A light, airy, effervescent, blog of grave consequence. (NOT!) Dedicated to those of us who must respond to negative stimuli by Chernobyling (entombing in concrete) our innermost thoughts.

Location: Slaughter, Louisiana, United States

A semi-gruntled corporate reliability engineer trying to make ends meet while keeping my wife happy, and myself out of the asylum.

Friday, September 21, 2012

Whole-Assed Repair

Now it's got no restriction, a local shutoff valve, fewer elbows and a port for the generator. Much better.



Blogger Qu'que chose said...

Much better than half. Looking good.

9:16 PM  
Blogger Brian Gallimore said...

Is that galvanized pipe?

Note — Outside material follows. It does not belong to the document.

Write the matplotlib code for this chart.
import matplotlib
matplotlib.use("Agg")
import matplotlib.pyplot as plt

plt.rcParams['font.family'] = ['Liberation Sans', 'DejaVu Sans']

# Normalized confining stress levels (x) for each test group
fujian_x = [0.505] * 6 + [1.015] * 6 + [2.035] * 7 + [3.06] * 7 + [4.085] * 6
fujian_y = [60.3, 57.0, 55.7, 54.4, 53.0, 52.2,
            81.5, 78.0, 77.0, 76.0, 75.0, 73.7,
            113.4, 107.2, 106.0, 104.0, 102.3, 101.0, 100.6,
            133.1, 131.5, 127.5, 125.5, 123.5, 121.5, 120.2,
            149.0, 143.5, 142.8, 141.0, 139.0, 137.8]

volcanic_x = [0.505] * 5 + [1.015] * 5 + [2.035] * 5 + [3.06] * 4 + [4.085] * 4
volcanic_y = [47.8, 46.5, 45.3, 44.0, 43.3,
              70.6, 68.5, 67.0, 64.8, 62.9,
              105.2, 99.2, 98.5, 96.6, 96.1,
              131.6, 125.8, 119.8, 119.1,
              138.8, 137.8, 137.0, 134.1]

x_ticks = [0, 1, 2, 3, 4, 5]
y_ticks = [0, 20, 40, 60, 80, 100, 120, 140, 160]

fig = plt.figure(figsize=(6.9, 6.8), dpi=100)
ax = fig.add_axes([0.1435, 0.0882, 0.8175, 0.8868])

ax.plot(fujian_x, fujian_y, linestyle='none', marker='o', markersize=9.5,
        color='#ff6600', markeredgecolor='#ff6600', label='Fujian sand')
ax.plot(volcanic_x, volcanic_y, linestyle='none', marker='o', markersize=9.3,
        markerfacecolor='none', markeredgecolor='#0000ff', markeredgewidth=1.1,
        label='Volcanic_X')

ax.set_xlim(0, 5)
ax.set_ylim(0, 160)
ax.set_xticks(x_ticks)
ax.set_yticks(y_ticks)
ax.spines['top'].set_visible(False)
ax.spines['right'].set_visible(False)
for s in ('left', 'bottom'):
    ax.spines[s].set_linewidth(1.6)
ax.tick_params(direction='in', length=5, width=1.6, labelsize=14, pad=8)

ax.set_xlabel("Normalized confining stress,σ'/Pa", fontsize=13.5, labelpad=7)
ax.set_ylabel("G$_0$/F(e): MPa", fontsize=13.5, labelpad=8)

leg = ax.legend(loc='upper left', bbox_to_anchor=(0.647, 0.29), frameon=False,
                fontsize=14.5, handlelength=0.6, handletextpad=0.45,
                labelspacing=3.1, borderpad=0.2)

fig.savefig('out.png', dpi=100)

I was told that is a no-no.

12:05 PM  
Blogger 2Evil4U said...

Yep. It was up near the meter where it went in the ground. What is the reason for not using it in gas service?

5:30 AM  
Blogger 2Evil4U said...

Found a note from international residential code:
2009 IRC G2414.4.2 (403.4.2) Steel. Steel and wrought-iron pipe shall
be at least of standard weight (Schedule 40) and shall comply
with one of the following:

1. ASME B 36.10, 10M;
2. ASTM A 53/A 53M; or
3. ASTM A 106.

Commentary: Steel pipe must be Schedule 40 or heavier, must comply
with one of the listed standards and can be black
iron or galvanized. Contrary to popular belief, natural
gas does not adversely react with the zinc coating on
galvanized pipe."

5:33 AM  
Blogger 2Evil4U said...

The pieces that are in the ground are the only parts that are not Black iron. Given the low location and very low pressure/flow speed, I don't anticipate issues with the galvanized coating.

Thanks for the thought, though. It's good to know.